Menu Close

Category: SEO

SAA2010: SEO and Archives Websites

Just a quick reminder that I will be presenting tomorrow morning at SAA2010 on the topic of search engine optimization and archives websites. I am part of session 502 officially titled Not on Google? It Doesn’t Exist: Findability and Search Engine Optimization for Archives. My specific portion of the presentation is titled ‘Building Archives Websites That Google Will Love’ and will be a general introduction to SEO concepts and why they are important to those involved in the creation of websites for archives and other cultural heritage institutions. It will include some basic tips and techniques.

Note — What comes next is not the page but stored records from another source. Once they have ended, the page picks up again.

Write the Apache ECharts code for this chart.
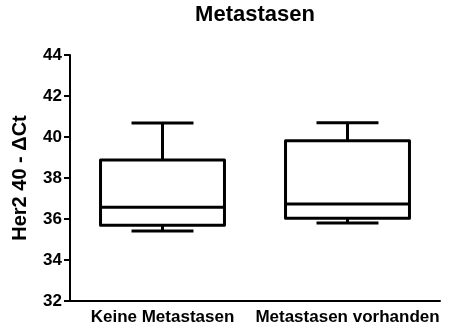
<!DOCTYPE html>
<html>
<head>
<meta charset="utf-8">
<script src="https://cdn.jsdelivr.net/npm/echarts@6/dist/echarts.min.js"></script>
<style>
  html, body { margin: 0; padding: 0; background: #fff; }
  #chart { width: 457px; height: 331px; }
</style>
</head>
<body>
<div id="chart"></div>
<script>
// Group labels and five-number summaries (whisker low, Q1, median, Q3, whisker high)
const categories = ['Keine Metastasen', 'Metastasen vorhanden'];
const whiskerLow  = [35.41, 35.81];
const quartile1   = [35.69, 36.04];
const medians     = [36.57, 36.73];
const quartile3   = [38.88, 39.82];
const whiskerHigh = [40.68, 40.70];
const yTicks = { min: 32, max: 44, step: 2 };

const FONT = '"Liberation Sans", Arial, sans-serif';

const seriesData = categories.map((c, i) => [
  i, whiskerLow[i], quartile1[i], medians[i], quartile3[i], whiskerHigh[i]
]);

// Box with half-width whisker caps
function renderBox(params, api) {
  const idx = api.value(0);
  const pLo  = api.coord([idx, api.value(1)]);
  const pQ1  = api.coord([idx, api.value(2)]);
  const pMed = api.coord([idx, api.value(3)]);
  const pQ3  = api.coord([idx, api.value(4)]);
  const pHi  = api.coord([idx, api.value(5)]);
  const band = api.size([1, 0])[0];
  const halfBox = band * 0.335;
  const halfCap = halfBox * 0.5;
  const cx = pMed[0];
  const stroke = { stroke: '#000', lineWidth: 3, fill: null };
  const line = (x1, y1, x2, y2) => ({
    type: 'line', shape: { x1, y1, x2, y2 }, style: stroke
  });
  return {
    type: 'group',
    children: [
      line(cx, pQ3[1], cx, pHi[1]),
      line(cx - halfCap, pHi[1], cx + halfCap, pHi[1]),
      line(cx, pQ1[1], cx, pLo[1]),
      line(cx - halfCap, pLo[1], cx + halfCap, pLo[1]),
      {
        type: 'rect',
        shape: { x: cx - halfBox, y: pQ3[1], width: halfBox * 2, height: pQ1[1] - pQ3[1] },
        style: { stroke: '#000', lineWidth: 3, fill: '#fff', lineJoin: 'round' }
      },
      line(cx - halfBox, pMed[1], cx + halfBox, pMed[1])
    ]
  };
}

const chart = echarts.init(document.getElementById('chart'), null, { renderer: 'canvas' });
chart.setOption({
  animation: false,
  backgroundColor: '#fff',
  title: {
    text: 'Metastasen',
    left: 255,
    textAlign: 'center',
    top: 4,
    padding: 0,
    textStyle: { fontFamily: FONT, fontWeight: 'bold', fontSize: 22, color: '#000' }
  },
  grid: { left: 70, right: 17, top: 55, bottom: 30 },
  xAxis: {
    type: 'category',
    data: categories,
    axisLine: { lineStyle: { color: '#000', width: 2 } },
    axisTick: { alignWithLabel: true, length: 5, lineStyle: { color: '#000', width: 2 } },
    axisLabel: { fontFamily: FONT, fontWeight: 'bold', fontSize: 17, color: '#000', margin: 8, interval: 0 },
    splitLine: { show: false }
  },
  yAxis: {
    type: 'value',
    min: yTicks.min,
    max: yTicks.max,
    interval: yTicks.step,
    name: 'Her2 40 - \u0394Ct',
    nameLocation: 'middle',
    nameGap: 40,
    nameTextStyle: { fontFamily: FONT, fontWeight: 'bold', fontSize: 20, color: '#000' },
    axisLine: { show: true, lineStyle: { color: '#000', width: 2 } },
    axisTick: { show: true, length: 6, lineStyle: { color: '#000', width: 2 } },
    axisLabel: { fontFamily: FONT, fontWeight: 'bold', fontSize: 17, color: '#000', margin: 8 },
    splitLine: { show: false }
  },
  series: [{
    type: 'custom',
    renderItem: renderBox,
    encode: { x: 0, y: [1, 2, 3, 4, 5] },
    data: seriesData
  }]
});
</script>
</body>
</html>
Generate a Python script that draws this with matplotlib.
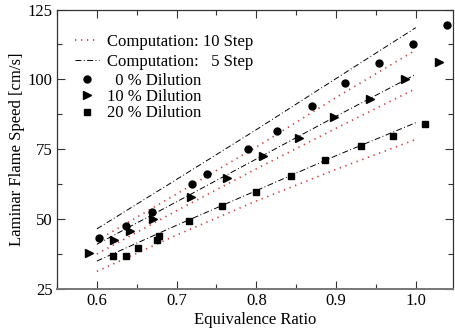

My two co-presenters, Matt Herbison and Mark Matienzo, will discuss more in depth issues related to website architecture, URLs and increasing links back into your website. We hope you can join us, even though our session is during the less than pleasant 8am Saturday morning time slot. I will be posting my slides after our session and linking to them from my presentations page. I plan to pick up some donuts to sweeten the deal!

SEO Evaluation of an Archival Website: Looking at UMBC’s Digital Collections

Flickr Commons: Do-it-yourself-womanEach week brings announcements of archives launching new websites. Today both my email and Twitter told me about  University of Maryland, Baltimore County’s new Digital Collections site. Who can resist peeking at new materials available online?

I have spent much of the past year learning the details of Search Engine Optimization. Usually shortened to SEO, this simply refers to the use of techniques which improve the traffic sent to a website via organic search. Want your webpage to show up at the top of the list for a specific search in Google? You want to work on your SEO.

So when I look at new archives website, I can’t help but keep an eye open for how well the site is optimized for search engines.

I hope that UMBC will forgive me for nitpicking their new site. A lot of their choices are great for SEO,  but they also have room for improvement.

Things Done Well for SEO

  • Home Page Title & Description: The site’s home page has a good meta description. This is the text displayed below the link on a search results page – as shown below:UMBC Digital Collection Google Result
  • Unique Page Titles At Collection Level: Each photography collection homepage has a unique page title and a nice block of explanatory text. Google can only read words – so the more unique text on a page, the better the job Google can do in figuring out what your page is about. Example: Ardsley Park Album
  • Good anchor text: (also known as link text) The words used in anchor text tells search engines information about the destination page. For example, the blue text below is anchor text. UMBC Anchor Text Example

Areas for SEO Improvement

  • Unique Page Titles At Item Level: Individual images and documents all use a generic page title such as ‘UMBC | Digital Archive | Document Viewer’. Document Example: Accidental Death of an Anarchist Image Example: 10 year old Bootblack
  • H1 Tags: In the HTML of each page, the dominant heading of the page should use the <h1> tag. This helps Google know the phrase you are targeting with this page. It is your 2nd best place to emphasize your content after the page title. In the case of the item pages, there seems to often be a headline type title at the top of the page – but it currently is not an demarcated with an <h1> tag.
  • Think About Search Results and Indexing: Pages displaying results of internal searches on your site are not likely to be useful as indexed pages in Google. The thinking here is that they can dilute the focus on the item and collection level pages on your site if Google also has many search results pages in the index. If UMBC wanted their search pages to be indexed, then those pages’ URLs should be simplified and the search results pages need a page title that somehow includes the search criteria. There are two ways that I know of to disable this indexing – blocking via the site’s robots.txt file or via a robots meta tag in the header of the search results page. Both of these methods tell obliging search engines to not crawl certain parts of your site.

Final Thoughts

There are plenty of other things that UMBC could do to support this new website. They could create an XML sitemap of all their pages and submit it to Google (maybe they already have). They might re-title some of their pages based on using a tool like Google Insight to see what variations of a phrase is searched on most frequently. My goal here was to give you a taste of the sorts of things that catch my eye. Also, SEO is still more of an art than a science – so you will sometimes notice that what one SEO expert recommends is the opposite of what the next expert would tell you.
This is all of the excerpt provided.